One of our projects currently under development is a 3D puzzle game where player will manipulate a number of cubic blocks. Those blocks can be moved above the board so to look realistic they need to cast shadows onto the board. Despite shadows are used in many 3D games and OpenGL ES does have all necessary things to implement them there is no support for shadows in API itself so the implementation is not straightforward at all. The task requires some smart coding. Let’s see how it can be done.
There are several ways to implement shadows efficiently and in our case we took our specific task into account. The matter is we have a flat board which also serves as scene background and is the main object for shadows to be cast on. Once a block is placed above the board we can project its polygons onto the board plane and fill those with darkened semi-transparent color. A very good description of the algorithm and formulae can be found here as well as sample code.
In the most common case however a scene has many 3D objects and a random camera view that may depend on user actions. That means shadows of every object must be cast onto every object.

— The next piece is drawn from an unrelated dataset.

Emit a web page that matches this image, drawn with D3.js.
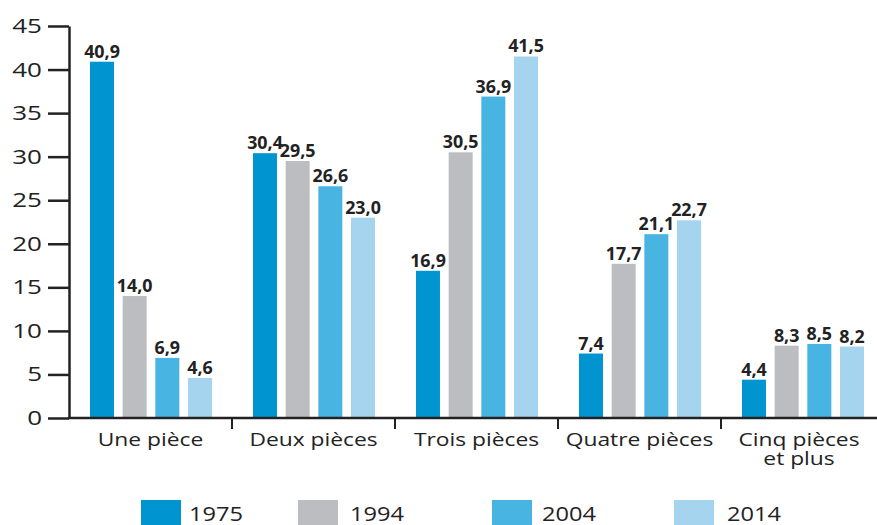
<!DOCTYPE html>
<html>
<head>
<meta charset="utf-8">
<script src="https://cdn.jsdelivr.net/npm/d3@7"></script>
<style>
  body { margin: 0; background: #fff; }
  text { font-family: "Open Sans", "Noto Sans", sans-serif; fill: #222; }
</style>
</head>
<body>
<svg id="chart"></svg>
<script>
// Data
const categories = ["Une pièce", "Deux pièces", "Trois pièces", "Quatre pièces", "Cinq pièces et plus"];
const years = ["1975", "1994", "2004", "2014"];
const v1975 = [40.9, 30.4, 16.9, 7.4, 4.4];
const v1994 = [14.0, 29.5, 30.5, 17.7, 8.3];
const v2004 = [6.9, 26.6, 36.9, 21.1, 8.5];
const v2014 = [4.6, 23.0, 41.5, 22.7, 8.2];
const yTicks = [0, 5, 10, 15, 20, 25, 30, 35, 40, 45];

const series = [v1975, v1994, v2004, v2014];
const colors = ["#0095d0", "#bcbdc1", "#48b4e2", "#a5d4ee"];

const width = 877;
const height = 525;

const svg = d3.select("#chart")
  .attr("width", width)
  .attr("height", height);

// text is wider in the original, so stretch it horizontally
const place = (x, y, sx) => `translate(${x},${y}) scale(${sx},1)`;

// Scales
const x = d3.scaleBand()
  .domain(categories)
  .range([69, 884]);

const xSub = d3.scaleBand()
  .domain(years)
  .range([21, 143])
  .paddingInner(0.266);

const y = d3.scaleLinear()
  .domain([0, 45])
  .range([418, 26]);

const color = d3.scaleOrdinal().domain(years).range(colors);

// Bars
const rows = [];
categories.forEach((c, i) => {
  years.forEach((yr, j) => rows.push({ cat: c, year: yr, value: series[j][i] }));
});

svg.selectAll("rect.bar")
  .data(rows)
  .enter()
  .append("rect")
  .attr("class", "bar")
  .attr("x", d => x(d.cat) + xSub(d.year))
  .attr("y", d => y(d.value))
  .attr("width", xSub.bandwidth())
  .attr("height", d => y(0) - y(d.value))
  .attr("fill", d => color(d.year));

// Value labels
const fmt = v => v.toFixed(1).replace(".", ",");
svg.selectAll("text.val")
  .data(rows)
  .enter()
  .append("text")
  .attr("class", "val")
  .attr("transform", d => place(x(d.cat) + xSub(d.year) + xSub.bandwidth() / 2, y(d.value) - 4, 1.05))
  .attr("text-anchor", "middle")
  .style("font-size", "17px")
  .style("font-weight", "bold")
  .text(d => fmt(d.value));

// Y axis
const yAxis = svg.append("g")
  .attr("transform", "translate(69,0)")
  .call(d3.axisLeft(y).tickValues(yTicks).tickSize(21).tickSizeOuter(0).tickFormat(""));
yAxis.select(".domain").attr("stroke", "#222").attr("stroke-width", 2.5);
yAxis.selectAll(".tick line").attr("stroke", "#222").attr("stroke-width", 2.5);

svg.selectAll("text.ytick")
  .data(yTicks)
  .enter()
  .append("text")
  .attr("class", "ytick")
  .attr("transform", d => place(42, y(d) + 7, 1.3))
  .attr("text-anchor", "end")
  .style("font-size", "20px")
  .text(d => d);

// X axis
svg.append("line")
  .attr("x1", 68).attr("x2", width)
  .attr("y1", y(0)).attr("y2", y(0))
  .attr("stroke", "#222").attr("stroke-width", 2.5);

svg.selectAll("line.sep")
  .data(categories.slice(1))
  .enter()
  .append("line")
  .attr("class", "sep")
  .attr("x1", d => x(d)).attr("x2", d => x(d))
  .attr("y1", y(0)).attr("y2", y(0) + 11)
  .attr("stroke", "#222").attr("stroke-width", 2);

// Category labels (last one wraps on two lines)
categories.forEach(c => {
  const lines = c === "Cinq pièces et plus" ? ["Cinq pièces", "et plus"] : [c];
  const cx = c === "Cinq pièces et plus" ? 799 : x(c) + x.bandwidth() / 2;
  const t = svg.append("text")
    .attr("class", "cat")
    .attr("transform", place(cx, 446, 1.2))
    .attr("text-anchor", "middle")
    .style("font-size", "19px");
  lines.forEach((ln, k) => {
    t.append("tspan")
      .attr("x", 0)
      .attr("dy", k === 0 ? 0 : 19)
      .text(ln);
  });
});

// Legend
const legendX = [141, 298, 492, 674];
const legendTextX = [189, 350, 542, 727];
const legend = svg.selectAll("g.leg")
  .data(years)
  .enter()
  .append("g")
  .attr("class", "leg");

legend.append("rect")
  .attr("x", (d, i) => legendX[i])
  .attr("y", 500)
  .attr("width", 40)
  .attr("height", 26)
  .attr("fill", d => color(d));

legend.append("text")
  .attr("transform", (d, i) => place(legendTextX[i], 521, 1.18))
  .style("font-size", "20px")
  .text(d => d);
</script>
</body>
</html>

Projection method does not perform well in this case because it will require N*N projections (each object onto each object). This number will grow very quickly as the number of objects grows. There is another method that will work quite well though and it is based on Stencil buffer usage. It is a trick that will darken a particular area of the scene which if properly used together with Depth buffer will simulate a 3D shadow. See detailed description of the method here.
Additional examples and algorithm explanation is also available here.
In the end the feature seemed so reusable for many projects that we decided to add it to our internal 3D library JellyTouch. We think that such feature makes difference from numerous OpenGL wrappers and will add some good value to it.